Jeffrey S. Passel, Wendy Wang and Paul Taylor, Pew Research Center, June 4, 2010
* A record 14.6% of all new marriages in the United States in 2008 were between spouses of a different race or ethnicity from one another. This includes marriages between a Hispanic and non-Hispanic (Hispanics are an ethnic group, not a race) as well as marriages between spouses of different races–be they white, black, Asian, American Indian or those who identify as being of multiple races or “some other” race.
* Among all newlyweds in 2008, 9% of whites, 16% of blacks, 26% of Hispanics and 31% of Asians married someone whose race or ethnicity was different from their own.
* Gender patterns in intermarriage vary widely. Some 22% of all black male newlyweds in 2008 married outside their race, compared with just 9% of black female newlyweds. Among Asians, the gender pattern runs the other way. Some 40% of Asian female newlyweds married outside their race in 2008, compared with just 20% of Asian male newlyweds. Among whites and Hispanics, by contrast, there are no gender differences in intermarriage rates.
* Rates of intermarriages among newlyweds in the U.S. more than doubled between 1980 (6.7%) and 2008 (14.6%). However, different groups experienced different trends. Rates more than doubled among whites and nearly tripled among blacks. But for both Hispanics and Asians, rates were nearly identical in 2008 and 1980.
* These seemingly contradictory trends were both driven by the heavy, ongoing Hispanic and Asian immigration wave of the past four decades. For whites and blacks, these immigrants (and, increasingly, their U.S.-born children who are now of marrying age) have enlarged the pool of potential spouses for out-marriage. But for Hispanics and Asians, the ongoing immigration wave has also enlarged the pool of potential partners for in-group marriage.
* There is a strong regional pattern to intermarriage. Among all new marriages in 2008, 21% in the West were interracial or interethnic, compared with 13% in both the South and Northeast and 11% in the Midwest.
* Most Americans say they approve of racial or ethnic intermarriage–not just in the abstract, but in their own families. More than six-in-ten say it “would be fine” with them if a family member told them they were going to marry someone from any of three major race/ethnic groups other than their own.
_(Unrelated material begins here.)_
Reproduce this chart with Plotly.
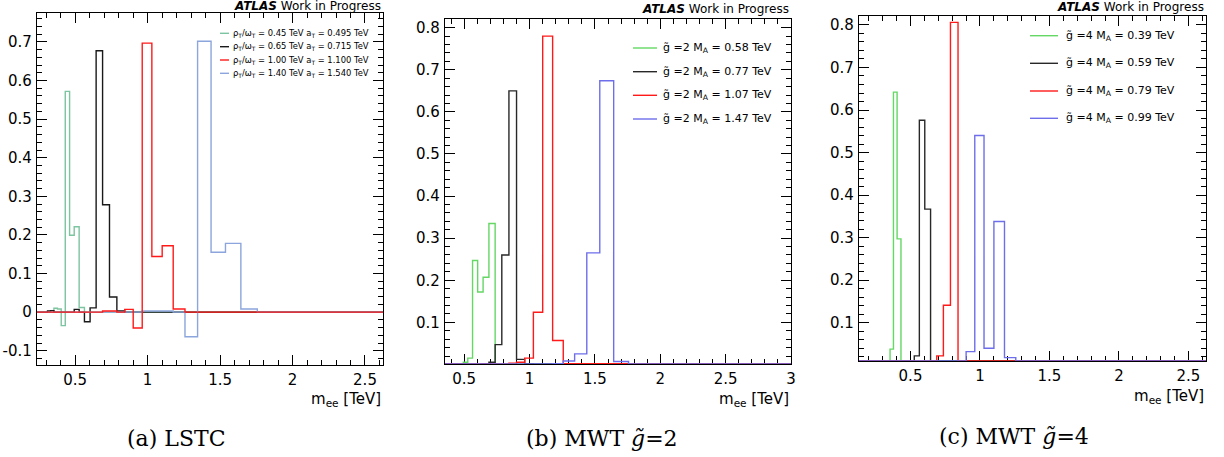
import plotly.graph_objects as go

# ---------------- data ----------------
# common log-spaced bin edges in TeV (first edge = bin index k=-20)
EDGES = [0.1295, 0.1385, 0.1480, 0.1583, 0.1692, 0.1809, 0.1934, 0.2068, 0.2211, 0.2364,
         0.2527, 0.2702, 0.2889, 0.3089, 0.3302, 0.3530, 0.3775, 0.4036, 0.4315, 0.4613,
         0.4932, 0.5273, 0.5638, 0.6028, 0.6445, 0.6890, 0.7367, 0.7876, 0.8421, 0.9003,
         0.9626, 1.0291, 1.1003, 1.1764, 1.2577, 1.3447, 1.4377, 1.5371, 1.6434, 1.7570,
         1.8785, 2.0084, 2.1473, 2.2958, 2.4545, 2.6243, 2.8058, 3.0000]
K0 = -20

# (a) LSTC : first bin index k, bin contents
lstc_labels = ["ρ<sub>T</sub>/ω<sub>T</sub> = 0.45 TeV a<sub>T</sub> = 0.495 TeV",
               "ρ<sub>T</sub>/ω<sub>T</sub> = 0.65 TeV a<sub>T</sub> = 0.715 TeV",
               "ρ<sub>T</sub>/ω<sub>T</sub> = 1.00 TeV a<sub>T</sub> = 1.100 TeV",
               "ρ<sub>T</sub>/ω<sub>T</sub> = 1.40 TeV a<sub>T</sub> = 1.540 TeV"]
lstc_start = [-5, -7, 5, 10]
lstc_green = [0.010, 0.008, -0.035, 0.572, 0.199, 0.221, 0.012]
lstc_black = [0.003, 0.004, 0.0, 0.0, 0.0, 0.0, 0.0, 0.007, 0.0, -0.025, 0.011, 0.677, 0.278, 0.039, 0.003]
lstc_red = [0.003, 0.003, 0.0, 0.007, -0.041, 0.697, 0.144, 0.172, 0.008]
lstc_blue = [0.003, 0.003, 0.003, 0.0, -0.064, 0.702, 0.155, 0.178, 0.008]

# (b) MWT g~=2
mwt2_labels = ["g̃ =2 M<sub>A</sub> = 0.58 TeV", "g̃ =2 M<sub>A</sub> = 0.77 TeV",
               "g̃ =2 M<sub>A</sub> = 1.07 TeV", "g̃ =2 M<sub>A</sub> = 1.47 TeV"]
mwt2_start = [0, 4, 8, 13]
mwt2_green = [0.005, 0.015, 0.247, 0.172, 0.207, 0.335]
mwt2_black = [0.002, 0.005, 0.047, 0.260, 0.650, 0.012, 0.002]
mwt2_red = [0.003, 0.005, 0.015, 0.124, 0.780, 0.057, 0.002, 0.002, 0.002, 0.002, 0.002]
mwt2_blue = [0.002, 0.008, 0.025, 0.265, 0.674, 0.007]

# (c) MWT g~=4
mwt4_labels = ["g̃ =4 M<sub>A</sub> = 0.39 TeV", "g̃ =4 M<sub>A</sub> = 0.59 TeV",
               "g̃ =4 M<sub>A</sub> = 0.79 TeV", "g̃ =4 M<sub>A</sub> = 0.99 TeV"]
mwt4_start = [-5, 0, 5, 9]
mwt4_green = [0.038, 0.642, 0.297]
mwt4_black = [0.008, 0.022, 0.576, 0.367]
mwt4_red = [0.022, 0.141, 0.806, 0.002, 0.002, 0.002, 0.002, 0.002, 0.002]
mwt4_blue = [0.032, 0.540, 0.040, 0.338, 0.018]

y_ticks_a = [-0.1, 0, 0.1, 0.2, 0.3, 0.4, 0.5, 0.6, 0.7]
y_ticks_bc = [0.1, 0.2, 0.3, 0.4, 0.5, 0.6, 0.7, 0.8]

# ---------------- styling / layout ----------------
W, H = 1224, 457
COL_A = ["rgb(125,196,160)", "rgb(25,25,25)", "rgb(255,25,25)", "rgb(140,165,220)"]
COL_BC = ["rgb(100,215,100)", "rgb(40,40,40)", "rgb(255,25,25)", "rgb(110,110,235)"]

panels = [
    dict(name="a", frame=(37, 383, 13, 365), xr=(0.2364, 2.6243), yr=(-0.137, 0.775),
         series=[lstc_green, lstc_black, lstc_red, lstc_blue], start=lstc_start,
         labels=lstc_labels, colors=COL_A, order=[0, 1, 3, 2], clamp=False,
         yticks=y_ticks_a, xticks=[0.5, 1, 1.5, 2, 2.5],
         atlas_y=5.5, leg_x=(220, 229, 231), leg_y=[33.3, 46.7, 60, 73.3], leg_size=8.4,
         title_y=399, caption="(a) LSTC", cap_x=176, cap_y=438),
    dict(name="b", frame=(445, 791, 19.3, 364), xr=(0.353, 3.0), yr=(0.001, 0.82),
         series=[mwt2_green, mwt2_black, mwt2_red, mwt2_blue], start=mwt2_start,
         labels=mwt2_labels, colors=COL_BC, order=[0, 1, 2, 3], clamp=True,
         yticks=y_ticks_bc, xticks=[0.5, 1, 1.5, 2, 2.5, 3],
         atlas_y=8.5, leg_x=(633, 657, 661), leg_y=[48, 71.7, 95.3, 119], leg_size=11,
         title_y=399, caption="(b) MWT <i>g̃</i>=2", cap_x=602, cap_y=438),
    dict(name="c", frame=(859, 1205.7, 16, 361), xr=(0.1295, 2.6243), yr=(0.01, 0.821),
         series=[mwt4_green, mwt4_black, mwt4_red, mwt4_blue], start=mwt4_start,
         labels=mwt4_labels, colors=COL_BC, order=[0, 1, 2, 3], clamp=True,
         yticks=y_ticks_bc, xticks=[0.5, 1, 1.5, 2, 2.5],
         atlas_y=7, leg_x=(1030, 1058, 1064), leg_y=[35.7, 63.3, 91, 118.3], leg_size=11,
         title_y=396, caption="(c) MWT <i>g̃</i>=4", cap_x=1014, cap_y=436),
]

def px(x):
    return x / W

def py(y):
    return 1 - y / H

def fmt(v):
    return "0" if v == 0 else ("%g" % v)

fig = go.Figure()
annotations = []
shapes = []
tickfont = dict(family="DejaVu Sans", size=15, color="black")

for i, p in enumerate(panels):
    sfx = "" if i == 0 else str(i + 1)
    xa, ya = "x" + sfx, "y" + sfx
    nb = len(EDGES) - 1
    for j in p["order"]:
        full = [0.0] * nb
        for m, v in enumerate(p["series"][j]):
            full[p["start"][j] - K0 + m] = v
        if p["clamp"]:
            full = [max(v, p["yr"][0]) for v in full]
        fig.add_trace(go.Scatter(
            x=EDGES, y=full + [full[-1]], mode="lines", line_shape="hv",
            line=dict(color=p["colors"][j], width=1.4), xaxis=xa, yaxis=ya,
            showlegend=False, hoverinfo="skip"))

    x0, x1, y0, y1 = p["frame"]
    common = dict(showline=True, linecolor="black", linewidth=1.2, mirror="ticks",
                  ticks="inside", ticklen=10, tickwidth=1.2, tickcolor="black",
                  showgrid=False, zeroline=False, tickfont=tickfont, layer="below traces",
                  fixedrange=True, automargin=False)
    fig.update_layout(**{
        "xaxis" + sfx: dict(common, domain=[px(x0), px(x1)], range=list(p["xr"]), anchor=ya,
                            tickmode="array", tickvals=p["xticks"],
                            ticktext=[fmt(v) for v in p["xticks"]], ticklabelstandoff=1,
                            minor=dict(ticks="inside", ticklen=5, tickwidth=1.2,
                                       tickcolor="black", dtick=0.1, tick0=0, showgrid=False)),
        "yaxis" + sfx: dict(common, domain=[py(y1), py(y0)], range=list(p["yr"]), anchor=xa,
                            tickmode="array", tickvals=p["yticks"],
                            ticktext=[fmt(v) for v in p["yticks"]], ticklabelstandoff=1,
                            minor=dict(ticks="inside", ticklen=5, tickwidth=1.2,
                                       tickcolor="black", dtick=0.02, tick0=0, showgrid=False)),
    })

    # ATLAS label
    annotations.append(dict(x=px(x1), y=py(p["atlas_y"]), xref="paper", yref="paper",
                            xanchor="right", yanchor="middle", showarrow=False,
                            text="<b><i>ATLAS</i></b> Work in Progress",
                            font=dict(family="DejaVu Sans", size=12, color="black")))
    # axis title
    annotations.append(dict(x=px(x1), y=py(p["title_y"]), xref="paper", yref="paper",
                            xanchor="right", yanchor="middle", showarrow=False,
                            text="m<sub>ee</sub> [TeV]",
                            font=dict(family="DejaVu Sans", size=15, color="black")))
    # caption
    annotations.append(dict(x=px(p["cap_x"]), y=py(p["cap_y"]), xref="paper", yref="paper",
                            xanchor="center", yanchor="middle", showarrow=False,
                            text=p["caption"],
                            font=dict(family="DejaVu Serif", size=22, color="black")))
    # legend
    lx0, lx1, tx = p["leg_x"]
    for j in range(4):
        yy = p["leg_y"][j]
        shapes.append(dict(type="line", xref="paper", yref="paper",
                           x0=px(lx0), x1=px(lx1), y0=py(yy), y1=py(yy),
                           line=dict(color=p["colors"][j], width=1.4)))
        annotations.append(dict(x=px(tx), y=py(yy), xref="paper", yref="paper",
                                xanchor="left", yanchor="middle", showarrow=False,
                                text=p["labels"][j],
                                font=dict(family="DejaVu Sans", size=p["leg_size"], color="black")))

fig.update_layout(width=W, height=H,
                  margin=dict(l=0, r=0, t=0, b=0, pad=0, autoexpand=False),
                  paper_bgcolor="white", plot_bgcolor="white",
                  annotations=annotations, shapes=shapes, showlegend=False)

# remove the browser's default page margin so the figure sits at the window origin
fig.write_html("out.html", config={"displayModeBar": False},
               post_script="document.body.style.margin='0';document.body.style.overflow='hidden';")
* More than a third of adults (35%) say they have a family member who is married to someone of a different race. Blacks say this at higher rates than do whites; younger adults at higher rates than older adults; and Westerners at higher rates than people living in other regions of the country.
A record 14.6% of all new marriages in the United States in 2008 were between spouses of a different race or ethnicity from each other, according to a Pew Research Center analysis of new data from the U.S. Census Bureau.
That figure is an estimated six times the intermarriage1 rate among newlyweds in 1960 and more than double the rate in 1980.
This dramatic increase has been driven in part by the weakening of longstanding cultural taboos against intermarriage and in part by a large, multi-decade wave of immigrants from Latin America and Asia.
In 1961, the year Barack Obama’s parents were married, less than one in 1,000 new marriages in the United States was, like theirs, the pairing of a black person and a white person, according to Pew Research estimates. By 1980, that share had risen to about one in 150 new marriages. By 2008, it had risen to one-in-sixty.
Pairings: Even with that sharp increase, however, black-white couplings represented only about one-in-nine of the approximately 280,000 new interracial or interethnic marriages in 2008.
White-Hispanic couples accounted for about four-in-ten (41%) of such new marriages; white-Asian couples made up 15%; and white-black couples made up 11%.
The remaining third consisted of marriages in which each spouse was a member of a different minority group or in which at least one spouse self-identified as being American Indian or of mixed or multiple races.